◆ Objective ◆
Below this line are records; write out exactly the lines from the one containing "Output the Python" through the one containing "ax = fig.add_axes([0.0885, 0.0462, 0.946", with the pictures left out.

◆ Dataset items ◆

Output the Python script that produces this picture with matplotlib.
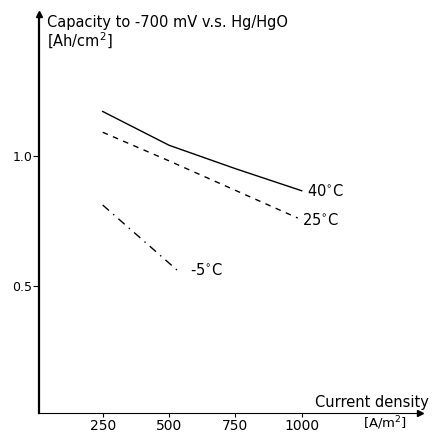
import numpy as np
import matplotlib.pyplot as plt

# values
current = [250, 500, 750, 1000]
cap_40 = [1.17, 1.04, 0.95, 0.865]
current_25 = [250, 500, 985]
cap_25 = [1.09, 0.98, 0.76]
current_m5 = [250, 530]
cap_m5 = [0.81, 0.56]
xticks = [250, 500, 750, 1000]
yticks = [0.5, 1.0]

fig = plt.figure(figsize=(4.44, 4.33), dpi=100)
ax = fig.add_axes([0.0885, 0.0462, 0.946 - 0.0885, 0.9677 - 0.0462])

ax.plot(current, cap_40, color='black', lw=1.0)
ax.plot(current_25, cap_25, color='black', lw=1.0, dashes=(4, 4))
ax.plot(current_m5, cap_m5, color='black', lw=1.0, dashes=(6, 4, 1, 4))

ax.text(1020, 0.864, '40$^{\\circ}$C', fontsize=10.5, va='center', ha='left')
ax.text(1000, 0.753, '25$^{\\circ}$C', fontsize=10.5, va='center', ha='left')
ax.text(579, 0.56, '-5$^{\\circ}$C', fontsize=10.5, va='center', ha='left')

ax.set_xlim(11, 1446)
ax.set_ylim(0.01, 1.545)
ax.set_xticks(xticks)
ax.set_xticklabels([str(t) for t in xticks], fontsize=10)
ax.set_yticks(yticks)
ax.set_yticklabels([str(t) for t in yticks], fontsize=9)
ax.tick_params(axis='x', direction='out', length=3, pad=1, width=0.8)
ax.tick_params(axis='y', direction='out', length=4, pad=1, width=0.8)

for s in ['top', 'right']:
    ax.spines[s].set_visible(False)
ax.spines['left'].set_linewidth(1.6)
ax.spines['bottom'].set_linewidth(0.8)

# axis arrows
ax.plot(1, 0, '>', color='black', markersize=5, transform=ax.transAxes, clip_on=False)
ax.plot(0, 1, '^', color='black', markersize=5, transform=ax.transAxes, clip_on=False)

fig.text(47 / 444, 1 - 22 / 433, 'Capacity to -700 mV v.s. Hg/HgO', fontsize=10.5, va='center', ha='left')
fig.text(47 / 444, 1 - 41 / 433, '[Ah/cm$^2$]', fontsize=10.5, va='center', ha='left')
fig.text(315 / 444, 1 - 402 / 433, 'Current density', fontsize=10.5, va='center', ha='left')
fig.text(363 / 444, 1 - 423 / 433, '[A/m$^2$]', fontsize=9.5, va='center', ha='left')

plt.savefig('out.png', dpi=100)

---

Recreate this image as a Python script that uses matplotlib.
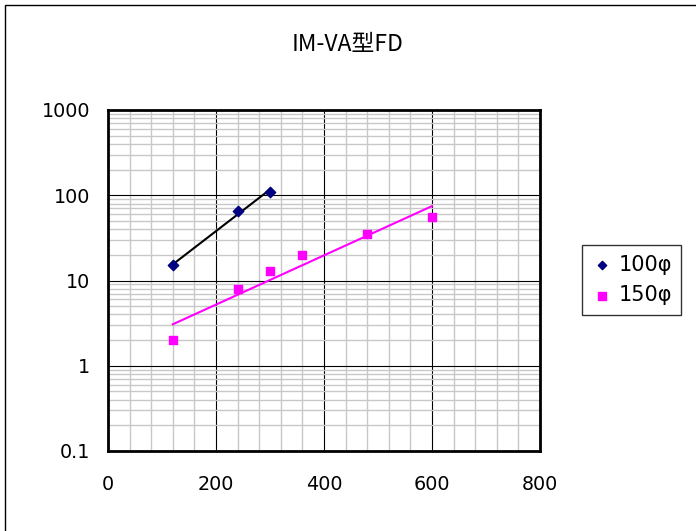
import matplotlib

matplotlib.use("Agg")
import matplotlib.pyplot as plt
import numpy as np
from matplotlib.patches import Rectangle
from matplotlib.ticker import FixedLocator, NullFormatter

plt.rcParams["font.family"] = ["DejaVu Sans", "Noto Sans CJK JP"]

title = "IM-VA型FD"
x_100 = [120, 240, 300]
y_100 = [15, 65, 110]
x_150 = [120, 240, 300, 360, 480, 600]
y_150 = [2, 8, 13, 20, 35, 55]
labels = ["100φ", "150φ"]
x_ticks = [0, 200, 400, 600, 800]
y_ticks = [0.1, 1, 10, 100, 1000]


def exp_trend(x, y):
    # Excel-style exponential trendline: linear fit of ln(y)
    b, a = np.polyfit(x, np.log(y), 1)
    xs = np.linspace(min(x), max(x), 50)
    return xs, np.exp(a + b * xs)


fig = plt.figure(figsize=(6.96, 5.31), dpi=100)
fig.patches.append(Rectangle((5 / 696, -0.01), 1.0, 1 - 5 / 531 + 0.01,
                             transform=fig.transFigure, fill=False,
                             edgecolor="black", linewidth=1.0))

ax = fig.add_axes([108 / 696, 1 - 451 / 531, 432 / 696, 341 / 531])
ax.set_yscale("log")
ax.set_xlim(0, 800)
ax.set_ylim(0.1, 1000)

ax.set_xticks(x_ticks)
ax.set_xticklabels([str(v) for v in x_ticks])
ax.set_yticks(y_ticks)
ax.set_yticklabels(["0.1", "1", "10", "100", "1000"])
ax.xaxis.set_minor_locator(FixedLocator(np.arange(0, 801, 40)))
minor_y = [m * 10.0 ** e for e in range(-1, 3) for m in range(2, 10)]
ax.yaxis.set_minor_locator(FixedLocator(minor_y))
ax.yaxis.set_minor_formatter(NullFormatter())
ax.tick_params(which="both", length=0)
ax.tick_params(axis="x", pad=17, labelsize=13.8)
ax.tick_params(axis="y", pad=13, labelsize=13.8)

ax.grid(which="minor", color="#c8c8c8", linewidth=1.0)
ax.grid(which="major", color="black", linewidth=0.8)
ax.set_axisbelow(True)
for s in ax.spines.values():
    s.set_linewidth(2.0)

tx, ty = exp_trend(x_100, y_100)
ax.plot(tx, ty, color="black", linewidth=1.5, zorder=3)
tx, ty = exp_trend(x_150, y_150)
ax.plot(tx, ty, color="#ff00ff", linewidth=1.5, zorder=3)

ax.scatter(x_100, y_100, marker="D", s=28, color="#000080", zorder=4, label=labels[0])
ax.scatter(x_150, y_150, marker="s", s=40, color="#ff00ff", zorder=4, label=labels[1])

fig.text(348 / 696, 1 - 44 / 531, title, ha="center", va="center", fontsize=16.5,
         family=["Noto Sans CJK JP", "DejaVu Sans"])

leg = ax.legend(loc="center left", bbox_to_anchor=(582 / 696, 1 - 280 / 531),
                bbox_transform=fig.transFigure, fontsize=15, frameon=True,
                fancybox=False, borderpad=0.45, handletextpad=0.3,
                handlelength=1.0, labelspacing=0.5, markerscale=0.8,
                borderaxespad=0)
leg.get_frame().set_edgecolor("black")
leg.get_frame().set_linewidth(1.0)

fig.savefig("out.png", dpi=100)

---

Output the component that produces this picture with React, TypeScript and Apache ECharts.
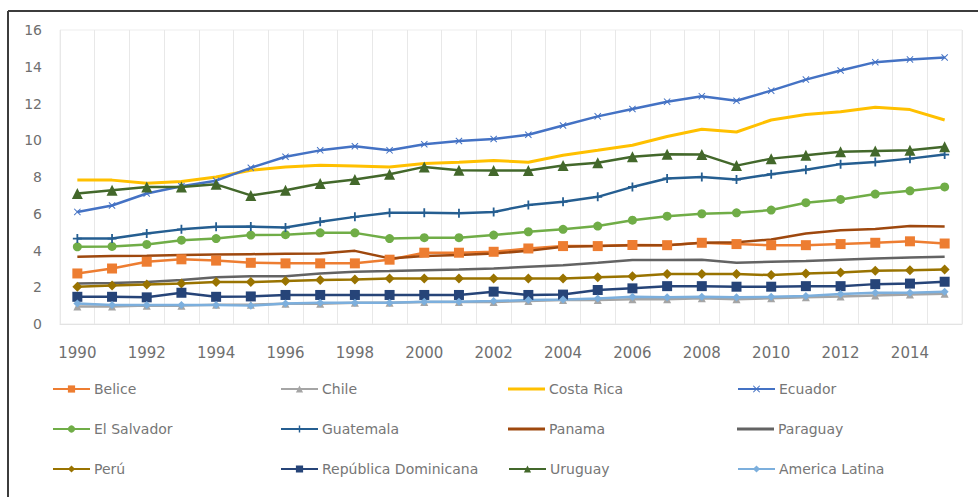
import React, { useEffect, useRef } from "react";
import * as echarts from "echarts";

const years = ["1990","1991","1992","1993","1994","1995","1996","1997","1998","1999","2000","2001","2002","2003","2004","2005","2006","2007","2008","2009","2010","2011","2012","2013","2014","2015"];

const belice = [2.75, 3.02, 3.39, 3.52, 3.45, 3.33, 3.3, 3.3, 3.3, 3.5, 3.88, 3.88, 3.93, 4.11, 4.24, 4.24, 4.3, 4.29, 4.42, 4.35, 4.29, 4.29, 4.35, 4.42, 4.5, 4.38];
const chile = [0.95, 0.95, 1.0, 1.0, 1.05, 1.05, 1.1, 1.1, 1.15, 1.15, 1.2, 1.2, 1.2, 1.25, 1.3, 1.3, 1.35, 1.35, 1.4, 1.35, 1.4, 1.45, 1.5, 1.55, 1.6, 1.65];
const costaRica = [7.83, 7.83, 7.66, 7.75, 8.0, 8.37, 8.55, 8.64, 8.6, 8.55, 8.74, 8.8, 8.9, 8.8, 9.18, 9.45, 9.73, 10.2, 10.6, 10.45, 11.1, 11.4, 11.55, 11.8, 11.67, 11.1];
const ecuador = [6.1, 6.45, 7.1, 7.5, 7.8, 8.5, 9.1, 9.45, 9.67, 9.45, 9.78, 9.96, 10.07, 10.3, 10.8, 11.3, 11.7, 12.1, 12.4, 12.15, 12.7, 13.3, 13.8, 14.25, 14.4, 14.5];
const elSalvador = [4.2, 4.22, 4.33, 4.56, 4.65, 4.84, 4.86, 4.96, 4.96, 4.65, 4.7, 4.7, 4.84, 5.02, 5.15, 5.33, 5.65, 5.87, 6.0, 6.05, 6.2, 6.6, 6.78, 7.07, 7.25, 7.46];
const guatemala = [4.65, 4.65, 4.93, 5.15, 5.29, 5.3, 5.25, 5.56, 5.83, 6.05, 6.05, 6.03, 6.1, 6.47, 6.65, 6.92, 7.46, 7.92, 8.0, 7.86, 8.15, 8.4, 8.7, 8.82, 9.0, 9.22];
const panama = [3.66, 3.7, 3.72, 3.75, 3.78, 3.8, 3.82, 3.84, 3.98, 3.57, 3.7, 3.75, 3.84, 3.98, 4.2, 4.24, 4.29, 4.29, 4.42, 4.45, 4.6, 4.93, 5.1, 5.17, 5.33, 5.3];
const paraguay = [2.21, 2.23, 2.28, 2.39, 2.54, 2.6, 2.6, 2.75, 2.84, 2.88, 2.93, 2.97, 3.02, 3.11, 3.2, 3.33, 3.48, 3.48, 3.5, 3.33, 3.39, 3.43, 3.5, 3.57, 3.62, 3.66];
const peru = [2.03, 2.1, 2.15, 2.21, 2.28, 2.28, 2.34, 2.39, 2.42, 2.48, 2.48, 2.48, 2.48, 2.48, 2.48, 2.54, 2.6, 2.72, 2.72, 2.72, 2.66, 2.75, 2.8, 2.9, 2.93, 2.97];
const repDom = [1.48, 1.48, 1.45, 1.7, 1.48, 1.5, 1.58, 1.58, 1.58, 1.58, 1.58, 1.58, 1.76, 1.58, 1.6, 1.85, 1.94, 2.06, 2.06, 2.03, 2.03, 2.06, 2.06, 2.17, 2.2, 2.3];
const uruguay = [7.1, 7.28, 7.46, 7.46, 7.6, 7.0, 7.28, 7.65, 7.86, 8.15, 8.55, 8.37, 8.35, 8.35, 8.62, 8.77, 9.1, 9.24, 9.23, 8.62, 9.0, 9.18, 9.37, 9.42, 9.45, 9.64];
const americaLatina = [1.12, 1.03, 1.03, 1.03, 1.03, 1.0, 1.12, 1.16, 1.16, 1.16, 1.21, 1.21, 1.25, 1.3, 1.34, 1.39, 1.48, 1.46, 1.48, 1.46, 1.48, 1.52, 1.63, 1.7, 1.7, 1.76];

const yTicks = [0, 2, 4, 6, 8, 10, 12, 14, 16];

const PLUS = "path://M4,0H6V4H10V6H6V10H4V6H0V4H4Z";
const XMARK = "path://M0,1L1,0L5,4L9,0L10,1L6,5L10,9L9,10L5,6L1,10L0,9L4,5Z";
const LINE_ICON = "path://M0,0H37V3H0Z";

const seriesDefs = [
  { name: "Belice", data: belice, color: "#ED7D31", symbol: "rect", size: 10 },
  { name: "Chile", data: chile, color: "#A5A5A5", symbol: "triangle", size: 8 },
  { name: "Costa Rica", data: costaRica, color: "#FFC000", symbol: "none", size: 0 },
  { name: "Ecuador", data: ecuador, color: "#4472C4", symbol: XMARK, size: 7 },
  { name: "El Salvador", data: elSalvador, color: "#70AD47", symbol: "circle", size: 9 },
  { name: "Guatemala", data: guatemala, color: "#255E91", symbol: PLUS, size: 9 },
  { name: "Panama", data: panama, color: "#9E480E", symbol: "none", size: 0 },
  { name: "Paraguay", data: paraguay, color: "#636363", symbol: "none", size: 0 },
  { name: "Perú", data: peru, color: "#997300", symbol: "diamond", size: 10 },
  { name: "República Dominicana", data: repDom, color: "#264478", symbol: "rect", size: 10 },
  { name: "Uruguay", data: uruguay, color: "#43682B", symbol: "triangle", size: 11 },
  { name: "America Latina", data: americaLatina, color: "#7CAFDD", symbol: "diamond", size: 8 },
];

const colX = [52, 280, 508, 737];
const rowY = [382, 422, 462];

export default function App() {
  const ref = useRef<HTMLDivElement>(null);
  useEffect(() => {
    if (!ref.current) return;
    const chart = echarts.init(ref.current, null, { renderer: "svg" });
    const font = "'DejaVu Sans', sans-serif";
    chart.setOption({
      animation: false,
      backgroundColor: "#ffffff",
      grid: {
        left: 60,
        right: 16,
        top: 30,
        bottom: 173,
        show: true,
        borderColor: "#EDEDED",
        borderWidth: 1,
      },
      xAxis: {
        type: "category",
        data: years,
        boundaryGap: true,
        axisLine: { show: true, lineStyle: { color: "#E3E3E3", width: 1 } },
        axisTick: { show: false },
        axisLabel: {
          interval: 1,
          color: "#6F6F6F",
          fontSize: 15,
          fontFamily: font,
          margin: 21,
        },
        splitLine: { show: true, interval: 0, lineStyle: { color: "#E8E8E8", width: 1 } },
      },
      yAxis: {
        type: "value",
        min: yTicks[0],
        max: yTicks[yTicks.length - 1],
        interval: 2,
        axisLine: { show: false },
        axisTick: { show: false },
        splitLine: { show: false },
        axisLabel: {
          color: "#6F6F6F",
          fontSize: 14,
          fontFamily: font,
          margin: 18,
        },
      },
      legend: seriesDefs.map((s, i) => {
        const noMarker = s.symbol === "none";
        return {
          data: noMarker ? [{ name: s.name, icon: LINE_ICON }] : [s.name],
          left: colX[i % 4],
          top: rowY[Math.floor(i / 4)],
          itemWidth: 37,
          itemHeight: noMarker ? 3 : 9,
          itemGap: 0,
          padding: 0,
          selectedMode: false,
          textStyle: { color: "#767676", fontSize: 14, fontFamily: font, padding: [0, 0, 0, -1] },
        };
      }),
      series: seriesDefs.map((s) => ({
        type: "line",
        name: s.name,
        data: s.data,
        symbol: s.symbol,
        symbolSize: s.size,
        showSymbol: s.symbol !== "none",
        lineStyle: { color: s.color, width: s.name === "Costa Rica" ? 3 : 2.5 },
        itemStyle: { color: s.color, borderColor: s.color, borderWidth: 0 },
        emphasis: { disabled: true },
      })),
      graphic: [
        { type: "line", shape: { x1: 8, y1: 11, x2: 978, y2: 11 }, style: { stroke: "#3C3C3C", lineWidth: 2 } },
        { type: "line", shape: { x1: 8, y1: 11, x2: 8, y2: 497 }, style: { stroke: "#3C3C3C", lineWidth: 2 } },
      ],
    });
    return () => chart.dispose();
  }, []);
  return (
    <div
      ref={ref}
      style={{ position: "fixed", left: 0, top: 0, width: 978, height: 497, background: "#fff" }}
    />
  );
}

◆ Answer to this task ◆
Output the Python script that produces this picture with matplotlib.
import numpy as np
import matplotlib.pyplot as plt

# values
current = [250, 500, 750, 1000]
cap_40 = [1.17, 1.04, 0.95, 0.865]
current_25 = [250, 500, 985]
cap_25 = [1.09, 0.98, 0.76]
current_m5 = [250, 530]
cap_m5 = [0.81, 0.56]
xticks = [250, 500, 750, 1000]
yticks = [0.5, 1.0]

fig = plt.figure(figsize=(4.44, 4.33), dpi=100)
ax = fig.add_axes([0.0885, 0.0462, 0.946 - 0.0885, 0.9677 - 0.0462])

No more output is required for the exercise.